一緒に暮らせば、「えっ?」と驚いてしまうこともたくさんあります。でも、「どちらが正しいか」を競うのは時間と労力のムダ。いろいろなやり方があるものです。主張して譲らないことは、「二人」よりも「自分」が大切と言っているようなもの。二人で暮らしたいなら、互いに「違う」ことを認識したうえで、以下のどちらかにしていくしかありません。
(1)どちらのほうが気持ちいいかを考慮してやり方を統一する(片方が折れる)
(2)お互いに「自分のやり方」を通しつつ相手のやり方には目をつぶる
生活を共にすることは、「二人の家庭」をあらためて作り始めるということ。つまり、「一から築き始める」ということなのです。これまでの自分の手法は、あくまでも自分の両親が作った家庭の手法です。それぞれの手法を持ち寄りつつ、互いの妥協点を見つけるという、クリエイティブな方向に話を進める必要があります。
「確認」と「私は○○したほうがいいと思う」をセットで伝える
好きな人と衣食住を共にすることは、本来、とても幸せなこと。違う=悪い、でも、違う=別れる、でもないはずです。ゆっくり受け入れ合って
では、どのように伝えるとケンカになりにくいのでしょうか。事例で見ていきましょう。
(1)彼氏が食器を洗ったが洗いかごに食器が山盛り
悪い例:
彼氏「お皿洗っておいたよ(効率よく積んだつもり)」
彼女「あ~ そんなに積んだら危ないじゃん! 乾きにくいし、不潔!
もう、私が拭くから、食器棚に片づけてよ!」
↓ ↓ ↓
改善例:
彼氏「お皿洗っておいたよ(効率よく積んだつもり)」
彼女「ありがとう! でも、この置き方だと乾きにくくないかな?
お皿は立てて置いたほうが、早く水が切れると思うよ。
今日は多かったんだね、私拭くしいっしょに片づけよっか」
(2)夏場に食器を熱いお湯で洗う彼女に倹約家の彼がダメ出し
悪い例:
彼女の洗い物の後、蛇口をひねると熱めのお湯が出てきてびっくり。
彼氏「こんな熱いお湯を使って! ガス代がもったいない。冬ならわかるけど、夏場は水で洗えるでしょ?」
彼女「理由も聞かずに、ダメ出しして! うちはいつもお湯で洗う習慣なの!」
↓ ↓ ↓
改善例:
彼女の洗い物の後、蛇口をひねると熱めのお湯が出てきてびっくり。
彼氏「洗い物ありがとう。夏場なのに、お湯で洗うの? どうして?」
彼女「あ、うちの実家は、夏場でも少し熱めのお湯ですすぐの。水切れがよくて早くスッキリ乾くのよ。布巾で拭くよりも、そのほうが清潔でしょ?」
彼氏「なるほど。そういう方法もあるのか」
大切なのは、
・相手の行為にまず感謝する
・相手の手法に疑問を感じたら理由を確認する
・自分の手法はアイメッセージで伝える
アイメッセージとは、「あなたのやり方はダメ」などの「あなた(YOU)」を主語にした言い方ではなく、「私は、こう思う」という「私(I)」を主語にした言い方のことです。

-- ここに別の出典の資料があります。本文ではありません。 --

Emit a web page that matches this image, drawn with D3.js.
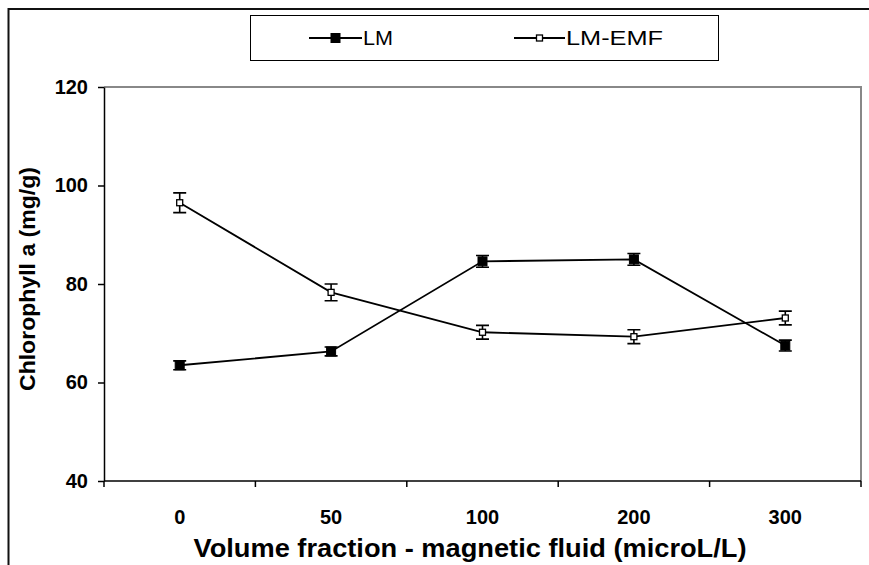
<!DOCTYPE html>
<html>
<head>
<meta charset="utf-8">
<script src="https://cdn.jsdelivr.net/npm/d3@7"></script>
<style>
    body { margin: 0; background: #fff; }
    svg { display: block; }
</style>
</head>
<body>
<div id="chart"></div>
<script>
const categories = ["0", "50", "100", "200", "300"];
const lmValues = [63.5, 66.3, 84.6, 85.0, 67.5];
const lmErrors = [0.9, 0.9, 1.2, 1.2, 1.1];
const emfValues = [96.5, 78.3, 70.2, 69.3, 73.1];
const emfErrors = [2.0, 1.7, 1.4, 1.4, 1.4];
const yTicks = [40, 60, 80, 100, 120];
const seriesNames = ["LM", "LM-EMF"];
const xTitle = "Volume fraction - magnetic fluid (microL/L)";
const yTitle = "Chlorophyll a (mg/g)";

const width = 869, height = 565;
const font = "'Liberation Sans', Arial, sans-serif";

const svg = d3.select("#chart")
    .append("svg")
    .attr("width", width)
    .attr("height", height);

// outer chart border (runs off the right and bottom edges)
svg.append("rect")
    .attr("x", 8.5).attr("y", 9)
    .attr("width", 900).attr("height", 600)
    .attr("fill", "none")
    .attr("stroke", "#111")
    .attr("stroke-width", 2);

const x = d3.scaleBand().domain(categories).range([104, 861]);
const y = d3.scaleLinear().domain([40, 120]).range([481, 87]);
const cx = d => x(d) + x.bandwidth() / 2;

// grey frame on top and right
svg.append("path")
    .attr("d", `M${x.range()[0]},${y(120)}H${x.range()[1]}V${y(40)}`)
    .attr("fill", "none")
    .attr("stroke", "#888")
    .attr("stroke-width", 2);

// y axis
const yAxis = svg.append("g")
    .attr("transform", `translate(${x.range()[0]},0)`)
    .call(d3.axisLeft(y).tickValues(yTicks).tickSize(6).tickPadding(10).tickSizeOuter(0));
yAxis.select(".domain").attr("stroke", "#000").attr("stroke-width", 1.5);
yAxis.selectAll(".tick line").attr("stroke", "#000").attr("stroke-width", 1.5);
yAxis.selectAll(".tick text")
    .attr("fill", "#000")
    .style("font-family", font)
    .style("font-size", "20px")
    .style("font-weight", "bold");

// x axis: ticks sit between categories
const xAxis = svg.append("g");
xAxis.append("line")
    .attr("x1", x.range()[0]).attr("x2", x.range()[1])
    .attr("y1", y(40)).attr("y2", y(40))
    .attr("stroke", "#000").attr("stroke-width", 1.5);
xAxis.selectAll(".xtick")
    .data(categories.map(c => x(c)).concat([x.range()[1]]))
    .enter()
    .append("line")
    .attr("x1", d => d).attr("x2", d => d)
    .attr("y1", y(40)).attr("y2", y(40) + 6)
    .attr("stroke", "#000").attr("stroke-width", 1.5);
xAxis.selectAll(".xlabel")
    .data(categories)
    .enter()
    .append("text")
    .attr("x", d => cx(d))
    .attr("y", 524)
    .attr("text-anchor", "middle")
    .style("font-family", font)
    .style("font-size", "20px")
    .style("font-weight", "bold")
    .text(d => d);

// axis titles
svg.append("text")
    .attr("x", 470)
    .attr("y", 557)
    .attr("text-anchor", "middle")
    .attr("textLength", 553)
    .attr("lengthAdjust", "spacingAndGlyphs")
    .style("font-family", font)
    .style("font-size", "25px")
    .style("font-weight", "bold")
    .text(xTitle);

svg.append("text")
    .attr("transform", "translate(35,279) rotate(-90)")
    .attr("text-anchor", "middle")
    .attr("textLength", 224)
    .attr("lengthAdjust", "spacingAndGlyphs")
    .style("font-family", font)
    .style("font-size", "22px")
    .style("font-weight", "bold")
    .text(yTitle);

// series
const series = [
    { name: seriesNames[0], values: lmValues, errors: lmErrors, filled: true },
    { name: seriesNames[1], values: emfValues, errors: emfErrors, filled: false }
];

const line = d3.line()
    .x((d, i) => cx(categories[i]))
    .y(d => y(d));

series.forEach(s => {
    const g = svg.append("g");
    const pts = s.values.map((v, i) => ({ cat: categories[i], v: v, e: s.errors[i] }));

    // error bars
    g.selectAll(".err")
        .data(pts)
        .enter()
        .append("path")
        .attr("d", d => {
            const px = cx(d.cat), top = y(d.v + d.e), bot = y(d.v - d.e);
            return `M${px},${top}V${bot}M${px - 6.5},${top}H${px + 6.5}M${px - 6.5},${bot}H${px + 6.5}`;
        })
        .attr("fill", "none")
        .attr("stroke", "#000")
        .attr("stroke-width", 1.6);

    g.append("path")
        .datum(s.values)
        .attr("d", line)
        .attr("fill", "none")
        .attr("stroke", "#000")
        .attr("stroke-width", 1.8);

    const size = s.filled ? 9 : 6;
    g.selectAll(".mark")
        .data(pts)
        .enter()
        .append("rect")
        .attr("x", d => cx(d.cat) - size / 2)
        .attr("y", d => y(d.v) - size / 2)
        .attr("width", size)
        .attr("height", size)
        .attr("fill", s.filled ? "#000" : "#fff")
        .attr("stroke", "#000")
        .attr("stroke-width", s.filled ? 1 : 1.3);
});

// legend
const legend = svg.append("g");
legend.append("rect")
    .attr("x", 250.5).attr("y", 15.5)
    .attr("width", 468).attr("height", 45)
    .attr("fill", "#fff")
    .attr("stroke", "#000")
    .attr("stroke-width", 1);

const legendItems = [
    { name: seriesNames[0], x0: 309, x1: 362, size: 9, filled: true, w: 30 },
    { name: seriesNames[1], x0: 514, x1: 565, size: 6, filled: false, w: 97 }
];
legendItems.forEach(it => {
    const ly = 38;
    legend.append("line")
        .attr("x1", it.x0).attr("x2", it.x1)
        .attr("y1", ly).attr("y2", ly)
        .attr("stroke", "#000").attr("stroke-width", 1.8);
    const mx = (it.x0 + it.x1) / 2;
    legend.append("rect")
        .attr("x", mx - it.size / 2).attr("y", ly - it.size / 2)
        .attr("width", it.size).attr("height", it.size)
        .attr("fill", it.filled ? "#000" : "#fff")
        .attr("stroke", "#000")
        .attr("stroke-width", it.filled ? 1 : 1.3);
    legend.append("text")
        .attr("x", it.x1 + 1)
        .attr("y", ly + 7)
        .attr("textLength", it.w)
        .attr("lengthAdjust", "spacingAndGlyphs")
        .style("font-family", font)
        .style("font-size", "20px")
        .text(it.name);
});
</script>
</body>
</html>
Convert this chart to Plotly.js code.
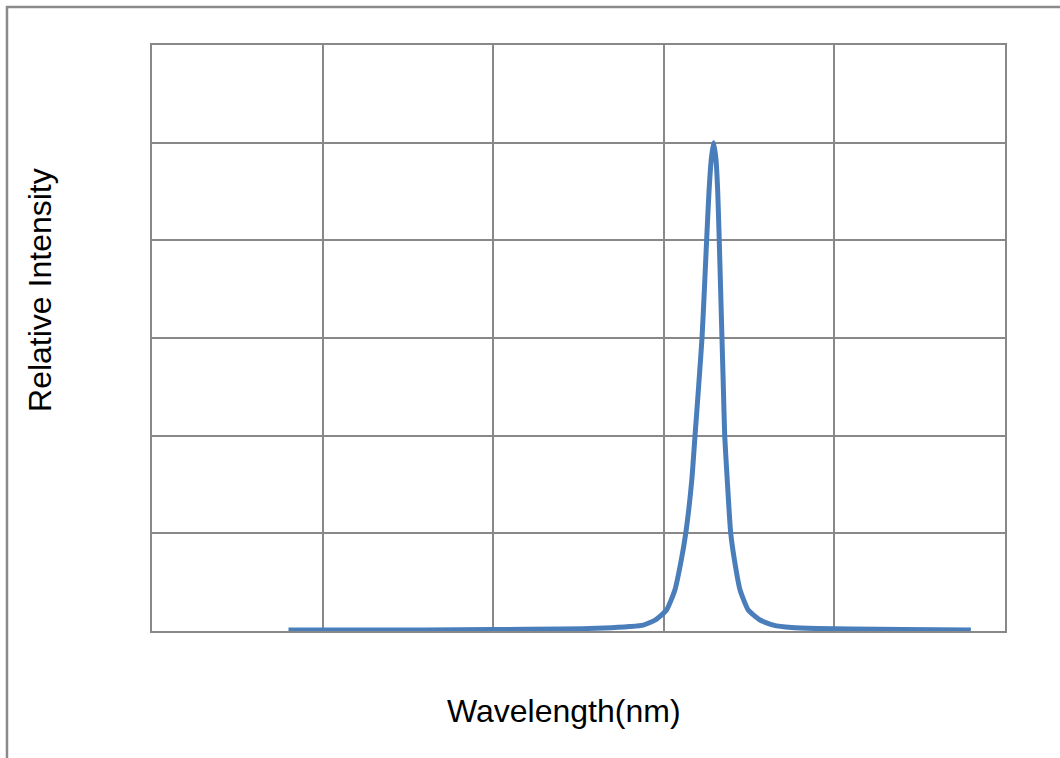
<!DOCTYPE html>
<html>
<head>
<meta charset="utf-8">
<script src="https://cdn.plot.ly/plotly-3.0.1.min.js"></script>
<style>
  html, body { margin: 0; padding: 0; background: #fff; }
  #chart { width: 1060px; height: 758px; }
</style>
</head>
<body>
<div id="chart"></div>
<script>
// Emission spectrum (wavelength in nm, relative intensity)
const wavelength = [380, 420, 460, 500, 540, 565, 580, 588, 595, 601.6, 606.5, 609.9, 612.9, 616.4, 618.3, 620.4, 622.4, 623.8, 625.1, 626.5, 627.8, 629.2, 630.6, 631.6, 632.5, 633.3, 634.1, 634.9, 635.7, 637.2, 639.2, 641.7, 644.7, 649.5, 656.4, 664.2, 675, 690, 710, 740, 780];
const intensity  = [0.002, 0.002, 0.002, 0.003, 0.004, 0.006, 0.009, 0.012, 0.0225, 0.043, 0.084, 0.139, 0.201, 0.309, 0.4, 0.5, 0.6, 0.7, 0.8, 0.9, 0.965, 1.0, 0.965, 0.9, 0.8, 0.7, 0.6, 0.5, 0.4, 0.309, 0.201, 0.139, 0.084, 0.043, 0.0225, 0.012, 0.007, 0.005, 0.004, 0.003, 0.002];

const xTitle = "Wavelength(nm)";
const yTitle = "Relative Intensity";
const xRange = [300, 800];
const yRange = [0, 1.2];

const gridColor = "#888888";

const trace = {
  x: wavelength,
  y: intensity,
  type: "scatter",
  mode: "lines",
  line: { color: "#4a7ebb", width: 5, shape: "spline", smoothing: 0.5 },
  hoverinfo: "skip"
};

const axisCommon = {
  showticklabels: false,
  ticks: "",
  showgrid: true,
  gridcolor: gridColor,
  gridwidth: 2,
  zeroline: false,
  showline: true,
  linecolor: gridColor,
  linewidth: 2,
  mirror: true,
  automargin: false
};

const layout = {
  width: 1060,
  height: 758,
  margin: { l: 152, r: 55, t: 45, b: 127 },
  paper_bgcolor: "#ffffff",
  plot_bgcolor: "#ffffff",
  showlegend: false,
  font: { family: "Liberation Sans, Arial, sans-serif", color: "#000000" },
  xaxis: Object.assign({ range: xRange, dtick: 100, tick0: 300 }, axisCommon),
  yaxis: Object.assign({ range: yRange, dtick: 0.2, tick0: 0 }, axisCommon),
  annotations: [
    {
      text: xTitle,
      xref: "paper", yref: "paper",
      x: 0.483, y: -0.1365,
      xanchor: "center", yanchor: "middle",
      showarrow: false,
      font: { size: 32, color: "#000" }
    },
    {
      text: yTitle,
      xref: "paper", yref: "paper",
      x: -0.1313, y: 0.582,
      xanchor: "center", yanchor: "middle",
      textangle: -90,
      showarrow: false,
      font: { size: 32, color: "#000" }
    }
  ],
  shapes: [
    {
      type: "path",
      xref: "paper", yref: "paper",
      path: "M -0.17 -0.3 L -0.17 1.0648 L 1.1 1.0648",
      line: { color: "#8a8a8a", width: 2.5 }
    }
  ]
};

Plotly.newPlot("chart", [trace], layout, { displayModeBar: false, staticPlot: true });
</script>
</body>
</html>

それぞれの家庭が積み上げてきた習慣を互いに認め、「そういうやり方もあるのか」「そういう事情もあるのか」と、「観察」する気持ちで客観的に受け止めて。得手不得手があるのなら、互いに得意な作業をしてもいいですよね。「相手に任せる」「相手にゆだねる」ということも大切です。
ずっと関係を続けていきたいほど好きなら、互いに相手を尊重すること。拒否するだけじゃなく「新しい手法を取り入れること」を楽しむ気持ちが大切です。共同生活をすることは、夢見ているほどロマンチックではないかもしれないけれど、決して大変なことばかりではないはずです。